According to analysts the yuan received a boost from market participants adjusting their exchange rate expectations and overseas hedge funds expanding their renminbi holdings in anticipation of further declines in the greenback.

Merrill Lynch FX Strategist Myria Kyriacou said to 21st Century Business News that the yuan’s piercing of key thresholds against the greenback was due to the US Dollar Index falling to its lowest levels since February 2015.

The market has also been keenly disappointed by the inability of Fed rate hikes to invigorate the dollar, leading to a large-scale flow of capital to emerging markets, which  has further spurred gains in the yuan.

Data from Merrill Lynch indicates that during the week from 3 – 10 January global funds of up to USD$4.3 billion flowed into emerging economies, for the largest one-week inflow in 73 weeks.
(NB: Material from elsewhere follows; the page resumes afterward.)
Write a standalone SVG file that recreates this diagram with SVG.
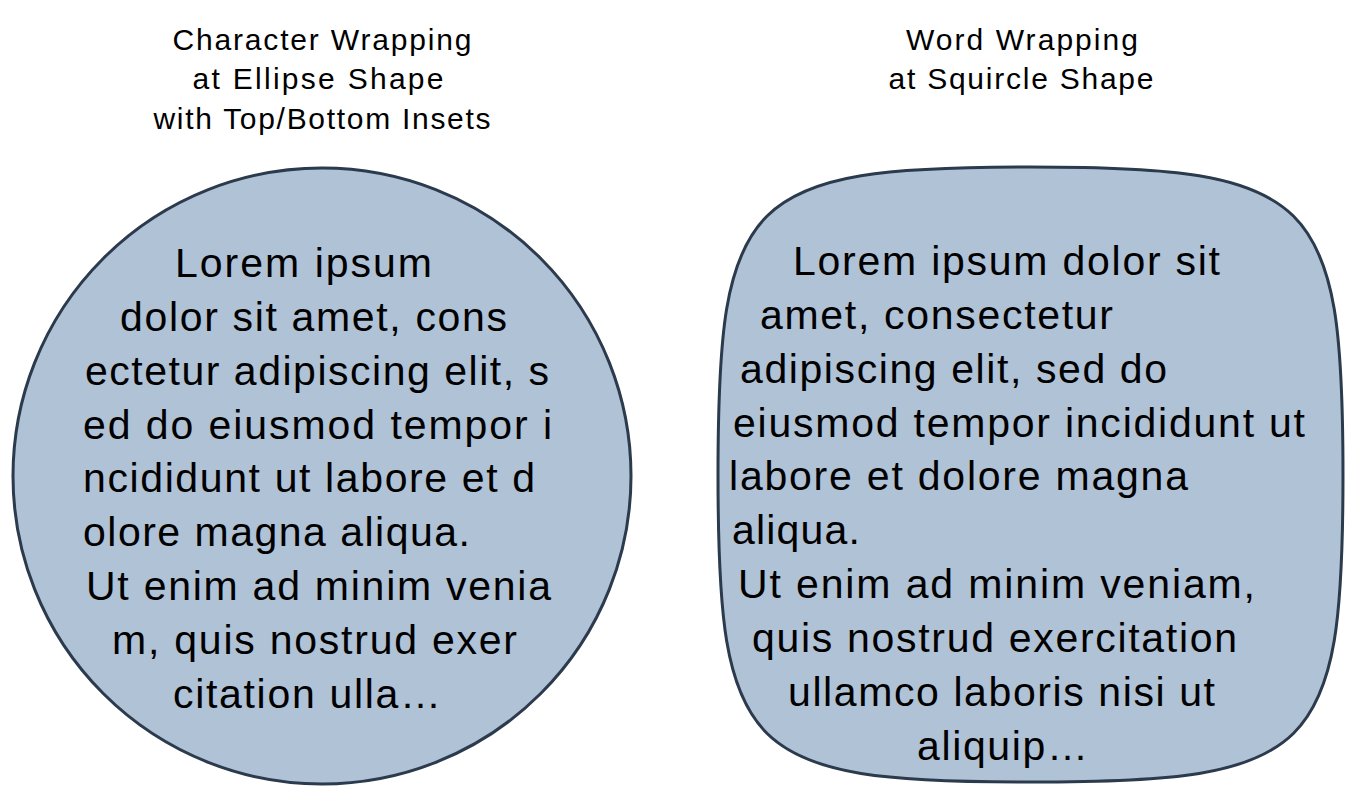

“Amongst countries with equal credit ratings, China’s benchmark interest rates are the highest,” said HSBC senior FX strategist Wang Ju (王菊) to 21st Century Business Herald.

“For this reason global capital flows have been drawn to renminbi assets, to earn double revenues off its appreciation in value and the interest rate spread.

According to Wang the strength of the yuan provides outstanding conditions for the People’s Bank of China to further drive internationalisation of the Chinese currency.

“During the process of renminbi internationalisation, the central bank focuses more on whether the renminbi can maintain stability against the CFETS (Chinese Foreign Exchange Trade System) basket of currencies.

“The reason for this is that in an era when the foreign reserves of various countries are diversified, if a given currency can maintain stability against a basket of currencies, this makes it highly appealing to large-scale financial institutions and central banks when it comes to stabilising or increasing asset values.”